- [Written request]
Locate the lines that hold the string "React". Copy every such line.

- [Excerpted records]
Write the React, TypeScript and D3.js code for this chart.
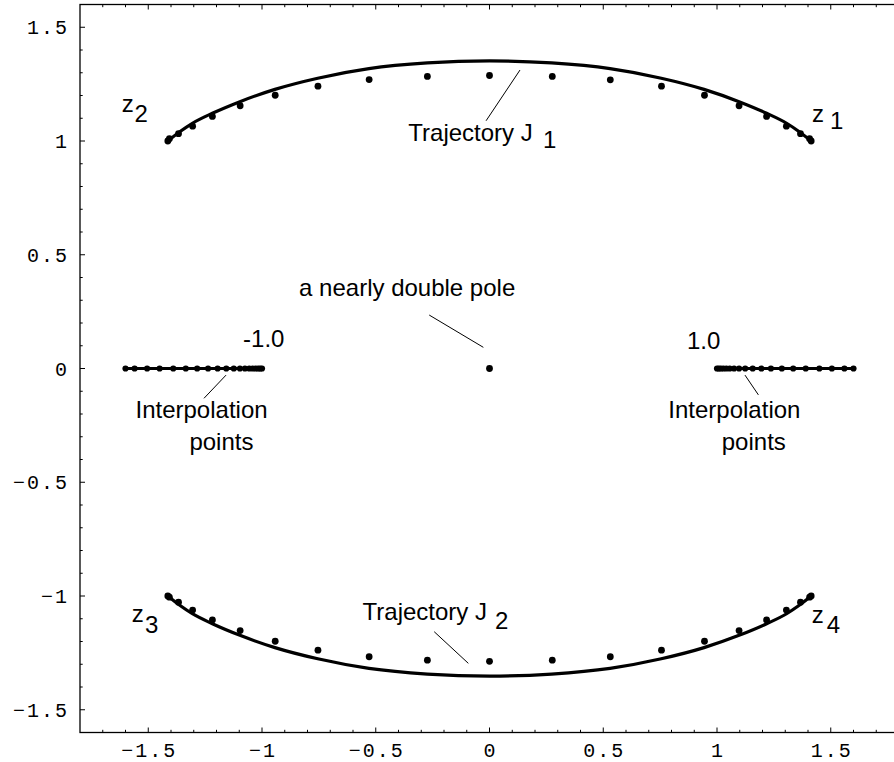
import React from "react";
import * as d3 from "d3";

const W = 894;
const H = 762;

// Trajectory J1 (upper arc)
const trajJ1X = [-1.414, -1.36, -1.306, -1.218, -1.097, -0.943, -0.755, -0.53, -0.273, 0, 0.273, 0.53, 0.755, 0.943, 1.097, 1.218, 1.306, 1.36, 1.414];
const trajJ1Y = [1.0, 1.042, 1.078, 1.122, 1.173, 1.227, 1.276, 1.318, 1.343, 1.352, 1.343, 1.318, 1.276, 1.227, 1.173, 1.122, 1.078, 1.042, 1.0];
// Trajectory J2 (lower arc)
const trajJ2X = [-1.414, -1.36, -1.306, -1.218, -1.097, -0.943, -0.755, -0.53, -0.273, 0, 0.273, 0.53, 0.755, 0.943, 1.097, 1.218, 1.306, 1.36, 1.414];
const trajJ2Y = [-1.0, -1.042, -1.078, -1.122, -1.173, -1.227, -1.276, -1.318, -1.343, -1.352, -1.343, -1.318, -1.276, -1.227, -1.173, -1.122, -1.078, -1.042, -1.0];

// Poles (dots) near J1 and J2
const polesTopX = [-1.414, -1.407, -1.367, -1.305, -1.218, -1.096, -0.942, -0.754, -0.529, -0.273, 0, 0.276, 0.531, 0.756, 0.945, 1.097, 1.218, 1.305, 1.367, 1.407, 1.414];
const polesTopY = [1.0, 1.01, 1.032, 1.065, 1.108, 1.155, 1.201, 1.241, 1.27, 1.284, 1.288, 1.284, 1.269, 1.241, 1.201, 1.155, 1.108, 1.065, 1.032, 1.01, 1.0];
const polesBotX = [-1.414, -1.407, -1.367, -1.305, -1.218, -1.096, -0.942, -0.754, -0.529, -0.273, 0, 0.276, 0.531, 0.756, 0.945, 1.097, 1.218, 1.305, 1.367, 1.407, 1.414];
const polesBotY = [-1.0, -1.005, -1.027, -1.062, -1.105, -1.152, -1.199, -1.238, -1.267, -1.282, -1.287, -1.282, -1.267, -1.238, -1.199, -1.152, -1.105, -1.062, -1.027, -1.005, -1.0];

// Nearly double pole
const poleCenter = [0, 0];

// Interpolation points
const interpLeftX = [-1.6, -1.56, -1.505, -1.45, -1.39, -1.335, -1.285, -1.237, -1.195, -1.157, -1.124, -1.097, -1.075, -1.056, -1.041, -1.028, -1.017, -1.008, -1.0];
const interpRightX = [1.0, 1.008, 1.017, 1.028, 1.041, 1.056, 1.075, 1.097, 1.124, 1.157, 1.195, 1.237, 1.285, 1.335, 1.39, 1.45, 1.505, 1.56, 1.6];

// Axis ticks
const xMajorTicks = [-1.5, -1, -0.5, 0, 0.5, 1, 1.5];
const xTickLabels = ["\u22121.5", "\u22121", "\u22120.5", "0", "0.5", "1", "1.5"];
const yMajorTicks = [-1.5, -1, -0.5, 0, 0.5, 1, 1.5];
const yTickLabels = ["\u22121.5", "\u22121", "\u22120.5", "0", "0.5", "1", "1.5"];

export default function App() {
  const x = d3.scaleLinear().domain([-1.8, 1.8]).range([80, 899]);
  const y = d3.scaleLinear().domain([-1.6, 1.6]).range([732.5, 4.5]);

  const line = d3
    .line<[number, number]>()
    .x((d) => x(d[0]))
    .y((d) => y(d[1]))
    .curve(d3.curveMonotoneX);
  const straight = d3
    .line<[number, number]>()
    .x((d) => x(d[0]))
    .y((d) => y(d[1]));

  const j1 = trajJ1X.map((v, i) => [v, trajJ1Y[i]] as [number, number]);
  const j2 = trajJ2X.map((v, i) => [v, trajJ2Y[i]] as [number, number]);

  const xMinor = d3.range(-17, 18).map((i) => i / 10);
  const yMinor = d3.range(-15, 16).map((i) => i / 10);
  const isMajor = (v: number) => Math.abs(Math.round(v * 10) % 5) === 0;

  const [x0, x1] = x.range();
  const [y0, y1] = y.range();

  const sans = "'Liberation Sans', Arial, Helvetica, sans-serif";
  const mono = "'Liberation Mono', 'Courier New', monospace";

  const leaders: [number, number, number, number][] = [
    [-0.015, 1.089, 0.134, 1.312],
    [-0.243, -1.157, -0.093, -1.296],
    [-0.265, 0.235, -0.027, 0.093],
    [-1.255, -0.131, -1.158, -0.029],
    [1.123, -0.029, 1.182, -0.116],
  ];

  return (
    <svg
      width={W}
      height={H}
      style={{ position: "absolute", left: 0, top: 0, background: "#fff" }}
    >
      {/* frame */}
      <rect x={x0} y={y1} width={x1 - x0} height={y0 - y1} fill="none" stroke="#000" strokeWidth={1.3} />

      {/* x ticks bottom & top */}
      {xMinor.map((v) => {
        const len = isMajor(v) ? 5 : 2.7;
        return (
          <g key={"xt" + v}>
            <line x1={x(v)} x2={x(v)} y1={y0} y2={y0 - len} stroke="#000" strokeWidth={1} />
            <line x1={x(v)} x2={x(v)} y1={y1} y2={y1 + len} stroke="#000" strokeWidth={1} />
          </g>
        );
      })}
      {/* y ticks left & right */}
      {yMinor.map((v) => {
        const len = isMajor(v) ? 5 : 2.7;
        return (
          <g key={"yt" + v}>
            <line x1={x0} x2={x0 + len} y1={y(v)} y2={y(v)} stroke="#000" strokeWidth={1} />
            <line x1={x1} x2={x1 - len} y1={y(v)} y2={y(v)} stroke="#000" strokeWidth={1} />
          </g>
        );
      })}

      {/* tick labels */}
      {xMajorTicks.map((v, i) => (
        <text
          key={"xl" + v}
          x={x(v) + 1}
          y={757}
          textAnchor="middle"
          fontFamily={mono}
          fontSize={20}
          letterSpacing={2}
          fill="#000"
        >
          {xTickLabels[i]}
        </text>
      ))}
      {yMajorTicks.map((v, i) => (
        <text
          key={"yl" + v}
          x={69}
          y={y(v) + 7}
          textAnchor="end"
          fontFamily={mono}
          fontSize={20}
          letterSpacing={2}
          fill="#000"
        >
          {yTickLabels[i]}
        </text>
      ))}

      {/* trajectories */}
      <path d={line(j1) || ""} fill="none" stroke="#000" strokeWidth={3.2} />
      <path d={line(j2) || ""} fill="none" stroke="#000" strokeWidth={3.2} />

      {/* poles */}
      {polesTopX.map((v, i) => (
        <circle key={"pt" + i} cx={x(v)} cy={y(polesTopY[i])} r={3.4} fill="#000" />
      ))}
      {polesBotX.map((v, i) => (
        <circle key={"pb" + i} cx={x(v)} cy={y(polesBotY[i])} r={3.4} fill="#000" />
      ))}
      <circle cx={x(poleCenter[0])} cy={y(poleCenter[1])} r={3.4} fill="#000" />

      {/* interpolation points */}
      <path
        d={straight(interpLeftX.map((v) => [v, 0] as [number, number])) || ""}
        stroke="#000"
        strokeWidth={3}
        fill="none"
      />
      <path
        d={straight(interpRightX.map((v) => [v, 0] as [number, number])) || ""}
        stroke="#000"
        strokeWidth={3}
        fill="none"
      />
      {interpLeftX.map((v, i) => (
        <circle key={"il" + i} cx={x(v)} cy={y(0)} r={3.1} fill="#000" />
      ))}
      {interpRightX.map((v, i) => (
        <circle key={"ir" + i} cx={x(v)} cy={y(0)} r={3.1} fill="#000" />
      ))}

      {/* leader lines */}
      {leaders.map((l, i) => (
        <line key={"ld" + i} x1={x(l[0])} y1={y(l[1])} x2={x(l[2])} y2={y(l[3])} stroke="#000" strokeWidth={1} />
      ))}

      {/* annotations */}
      <g fontFamily={sans} fontSize={24} fill="#000">
        <text x={x(-0.357)} y={y(1.001)}>Trajectory J</text>
        <text x={x(0.235)} y={y(0.969)}>1</text>
        <text x={x(-0.558)} y={y(-1.105)}>Trajectory J</text>
        <text x={x(0.024)} y={y(-1.145)}>2</text>

        <text x={x(1.418)} y={y(1.084)}>z</text>
        <text x={x(1.497)} y={y(1.053)}>1</text>
        <text x={x(-1.617)} y={y(1.127)}>z</text>
        <text x={x(-1.56)} y={y(1.084)}>2</text>
        <text x={x(-1.573)} y={y(-1.113)}>z</text>
        <text x={x(-1.514)} y={y(-1.163)}>3</text>
        <text x={x(1.416)} y={y(-1.119)}>z</text>
        <text x={x(1.482)} y={y(-1.163)}>4</text>

        <text x={x(-0.837)} y={y(0.319)}>a nearly double pole</text>
        <text x={x(-1.083)} y={y(0.0945)}>-1.0</text>
        <text x={x(0.868)} y={y(0.0857)}>1.0</text>

        <text x={x(-1.556)} y={y(-0.218)}>Interpolation</text>
        <text x={x(-1.319)} y={y(-0.358)}>points</text>
        <text x={x(0.786)} y={y(-0.218)}>Interpolation</text>
        <text x={x(1.021)} y={y(-0.358)}>points</text>
      </g>
    </svg>
  );
}
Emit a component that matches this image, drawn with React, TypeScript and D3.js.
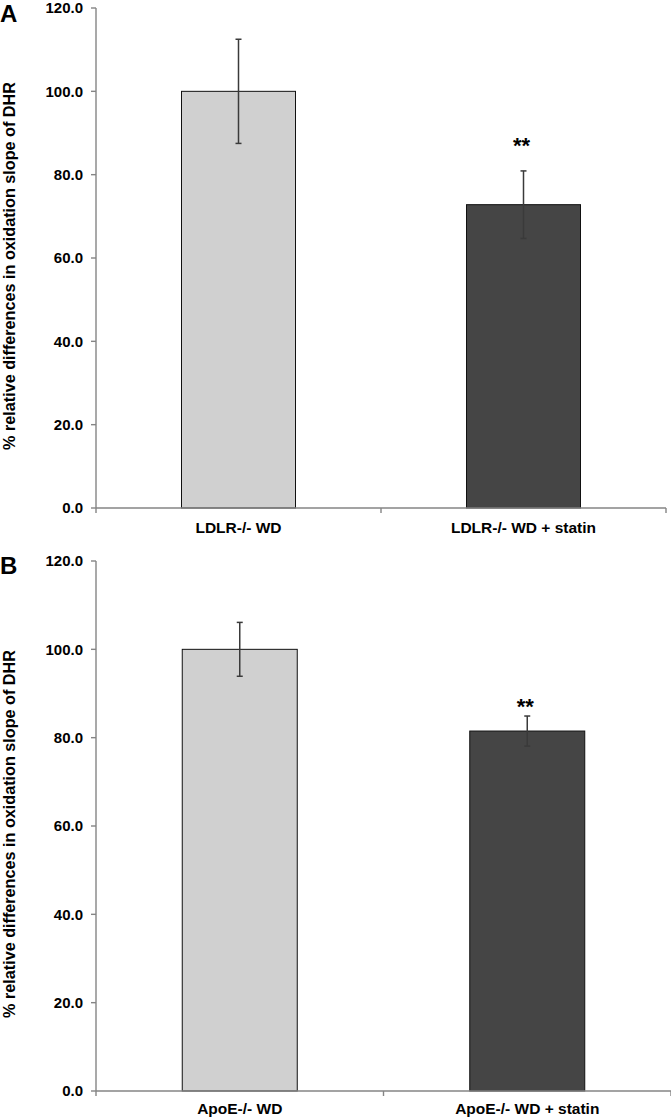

- [Solution for this task]
Write the React, TypeScript and D3.js code for this chart.
import React from "react";
Emit a component that matches this image, drawn with React, TypeScript and D3.js.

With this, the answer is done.